First, it depends how you feel about your mother passing. Well, obviously you’ll be profoundly sad. But when my father died there was also a feeling of “relief” — for him and for me. I had been “lucky” to have had the opportunity to say a proper goodbye, so closure wasn’t so difficult to find. When my mother dies, I will certainly feel relieved. I’m not a monster, but sometimes it’s just time. My mother’s mental health has been poor ever since my father died and she’s basically been in mourning for the last nearly 14 years and I think if she could press a button she would. My first pet Cappa suffered so much in the last few days of her life that the decision to have her put to sleep was one of compassion. I was tremendously sad to lose her, but relieved her suffering was over.
Second, it depends how you feel about WDW. You’ve enjoyed trips there with your mother. Would another trip make you feel sad and regretful — guilty even — or would it bring back happy memories? Or distract you from grief in a way that you need to be distracted?

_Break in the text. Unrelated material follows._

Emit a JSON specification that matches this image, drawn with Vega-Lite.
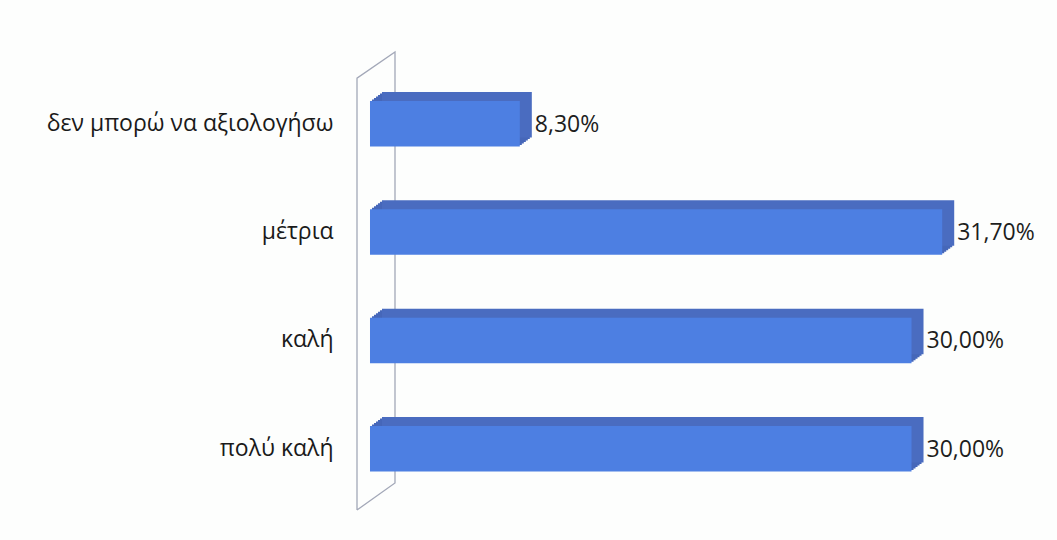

My recent trip to WDW was a big success. I was in a funk and it definitely helped. I needed a break; I needed to get away. It’s a place I can go on my own yet not feel alone or lonely (in part thanks to the lovely people on these forums). It’s a place of fun and excitement and beauty. It’s also an emotionally resonant place.
There was a concern that maybe it would make me feel worse. It did not. (Though, being brutally honest, I think this is partly because I’ve so repressed my own emotions that I’m to some extent dissociated. I remember going to Disneyland Paris at Christmas many years ago and being intensely sad and tearful that I was alone at such a happy time for others. Nothing remotely similar happened like that this year.)
Two memories stand out when my father died.
The first response I got was from a friend who sent me a jpg of a flower. The file name was “for wolfie” (a nickname back then). It really touched me.
The second memory was my thought that as my father had just died I was entitled to do whatever I wanted and no-one was entitled to say anything about it.
Perhaps that is the main point here. Losing a parent is universal, yet unique to each of us. Do whatever feels right at the time. If ever there’s a time when you’re entitled to do whatever you want, it is then. If going to WDW will give you comfort then go. I think it might. (Even if there are moments of sadness during the trip, that is a necessary part of the grieving process. And perhaps WDW is a better place to feel that sadness — tinged with happy memories — than being at home, with all its mundanity and sameness.)